What is health promotion and what is its role in emergency health?

The four pillars of emergency health include: prevention, protection, promotion, and provision of care.

Pillar 1 – prevent societal health determinants (i.e., “the causes of the causes of disease”) before the emergency.

In pillar 2 – promote individual protective factors (i.e., “the causes of wellness”) and reduce individual risk factors (i.e., “the causes of disease”) before the emergency.

For pillar 3 –  protect at risk populations from hazardous exposures (i.e., “the causes of disease”) during the emergency.

And Pillar 4 – provide medical care and humanitarian relief after the emergency.

Pillar 2 of Emergency Health is Health Promotion.

Some of our own individual factors (e.g., extremes of age, low socioeconomic status, gender, ethnicity) increase our risk of disaster-related health effects. There are also individual factors that are considered protective during an emergency (e.g., health status, fitness, mobility). Public health considers many of these risk and protective factors to be “modifiable” or subject to change.

Health promotion is a widely used public health intervention intended to improve the health of a population by promoting modifiable protective factors and reducing modifiable risk factors.
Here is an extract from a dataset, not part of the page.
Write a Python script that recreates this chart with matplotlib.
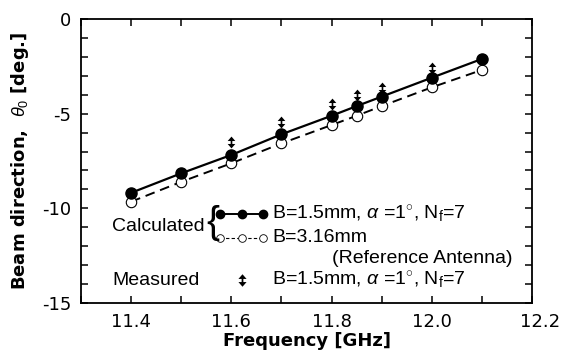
import matplotlib
matplotlib.use("Agg")
import matplotlib.pyplot as plt
import matplotlib.transforms as mtransforms
from matplotlib.path import Path
from matplotlib.ticker import MultipleLocator, FixedLocator

plt.rcParams['font.family'] = ['Liberation Sans', 'DejaVu Sans']
plt.rcParams['mathtext.fontset'] = 'custom'
plt.rcParams['mathtext.rm'] = 'Liberation Sans'
plt.rcParams['mathtext.it'] = 'Liberation Sans:italic'

# ---- data ----
freq = [11.4, 11.5, 11.6, 11.7, 11.8, 11.85, 11.9, 12.0, 12.1]
theta_calc = [-9.18, -8.15, -7.18, -6.09, -5.11, -4.60, -4.10, -3.10, -2.11]
theta_ref = [-9.65, -8.60, -7.62, -6.57, -5.60, -5.11, -4.60, -3.61, -2.69]
freq_meas = [11.6, 11.7, 11.8, 11.85, 11.9, 12.0]
theta_meas = [-6.51, -5.42, -4.49, -4.01, -3.63, -2.61]

xticks = [11.4, 11.6, 11.8, 12.0, 12.2]
yticks = [0, -5, -10, -15]

# double-headed arrow used as the "measured" marker
arrow = Path([(0, 1), (0.65, 0.25), (0.14, 0.25), (0.14, -0.25), (0.65, -0.25), (0, -1),
              (-0.65, -0.25), (-0.14, -0.25), (-0.14, 0.25), (-0.65, 0.25), (0, 1)],
             closed=True)

fig = plt.figure(figsize=(5.64, 3.58), dpi=100)
ax = fig.add_axes([0.1436, 0.1536, 0.7997, 0.7933])

ax.plot(freq, theta_calc, color='black', lw=1.6, marker='o', ms=8,
        markerfacecolor='black', zorder=3)
ax.plot(freq, theta_ref, color='black', lw=1.4, ls=(0, (5, 3)), marker='o', ms=7.5,
        markerfacecolor='white', markeredgewidth=0.8, zorder=2)
ax.plot(freq_meas, theta_meas, ls='none', marker=arrow, ms=8.5,
        color='black', markeredgewidth=0, zorder=4)

ax.set_xlim(11.3, 12.2)
ax.set_ylim(-15, 0)
ax.xaxis.set_major_locator(FixedLocator(xticks))
ax.xaxis.set_minor_locator(MultipleLocator(0.1))
ax.yaxis.set_major_locator(FixedLocator(yticks))
ax.yaxis.set_minor_locator(MultipleLocator(1))
ax.set_xticklabels(['%.1f' % v for v in xticks])
ax.set_yticklabels(['%d' % v for v in yticks])
ax.tick_params(which='both', direction='in', top=True, right=True, length=5,
               width=1.1, labelsize=13, labelfontfamily='DejaVu Sans')
ax.tick_params(which='major', pad=7)
# last label sits a bit right of the axis end in the original
for lab in ax.get_xticklabels():
    if lab.get_text() == '12.2':
        lab.set_transform(lab.get_transform() +
                          mtransforms.ScaledTranslation(8 / 100, 0, fig.dpi_scale_trans))
for s in ax.spines.values():
    s.set_linewidth(1.3)

ax.set_xlabel('Frequency [GHz]', fontsize=13, fontweight='bold', labelpad=1,
              family='DejaVu Sans')
ax.set_ylabel(r'Beam direction,  $\theta_0$ [deg.]', fontsize=13,
              fontweight='bold', labelpad=8, family='DejaVu Sans')

# ---- hand-drawn legend ----
tr = ax.transAxes
fs = 14
ax.text(0.069, 0.268, 'Calculated', transform=tr, fontsize=fs, va='center', ha='left')
ax.text(0.293, 0.283, '{', transform=tr, fontsize=28, va='center', ha='center',
        fontweight='light')
ax.plot([0.309, 0.356, 0.403], [0.312] * 3, transform=tr, color='black', lw=1.4,
        marker='o', ms=6, clip_on=False)
ax.plot([0.309, 0.356, 0.403], [0.230] * 3, transform=tr, color='black', lw=0.8,
        ls=(0, (3, 2)), marker='o', ms=5.5, markerfacecolor='white',
        markeredgewidth=0.6, clip_on=False)
lbl = r'B=1.5mm, $\alpha$ =1$^{\circ}$, N$_{\mathrm{f}}$=7'
ax.text(0.4235, 0.312, lbl, transform=tr, fontsize=fs, va='center', ha='left')
ax.text(0.4235, 0.230, 'B=3.16mm', transform=tr, fontsize=fs, va='center', ha='left')
ax.text(0.956, 0.158, '(Reference Antenna)', transform=tr, fontsize=fs,
        va='center', ha='right')
ax.text(0.069, 0.081, 'Measured', transform=tr, fontsize=fs, va='center', ha='left')
ax.plot([0.357], [0.081], transform=tr, marker=arrow, ms=9,
        color='black', markeredgewidth=0, ls='none')
ax.text(0.4235, 0.081, lbl, transform=tr, fontsize=fs, va='center', ha='left')

fig.savefig('out.png', dpi=100)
Health promotion programs engage and empower individuals at risk by improving fitness, mobility and well-being. They also enhance our ability to function in society. In a previous DisasterDoc blog, Dr Tiyagi from India has stressed the need to pay special attention to the functional needs of populations that are at risk for disasters.

Health promotion for emergencies includes three basic strategies:

1) advocate for factors that encourage health (particularly among at risk populations),

2) enable people to achieve health equity, and

3) mediate through collaboration across all sectors.

For example, health promotion programs help to reduce individual disaster-related risk factors (like social isolation,  poor health status, and unhealthy homes) while at the same time promoting protective factors (like social cohesion, access to preventive care and mobility).

Health promotion plays a critical role as one of the four pillars of emergency health. Healthy people suffer less injuries and illness before, during and after a disaster.

Health promotion is a no-regret option for wellness and prevention of all disease, not merely that associated with disasters.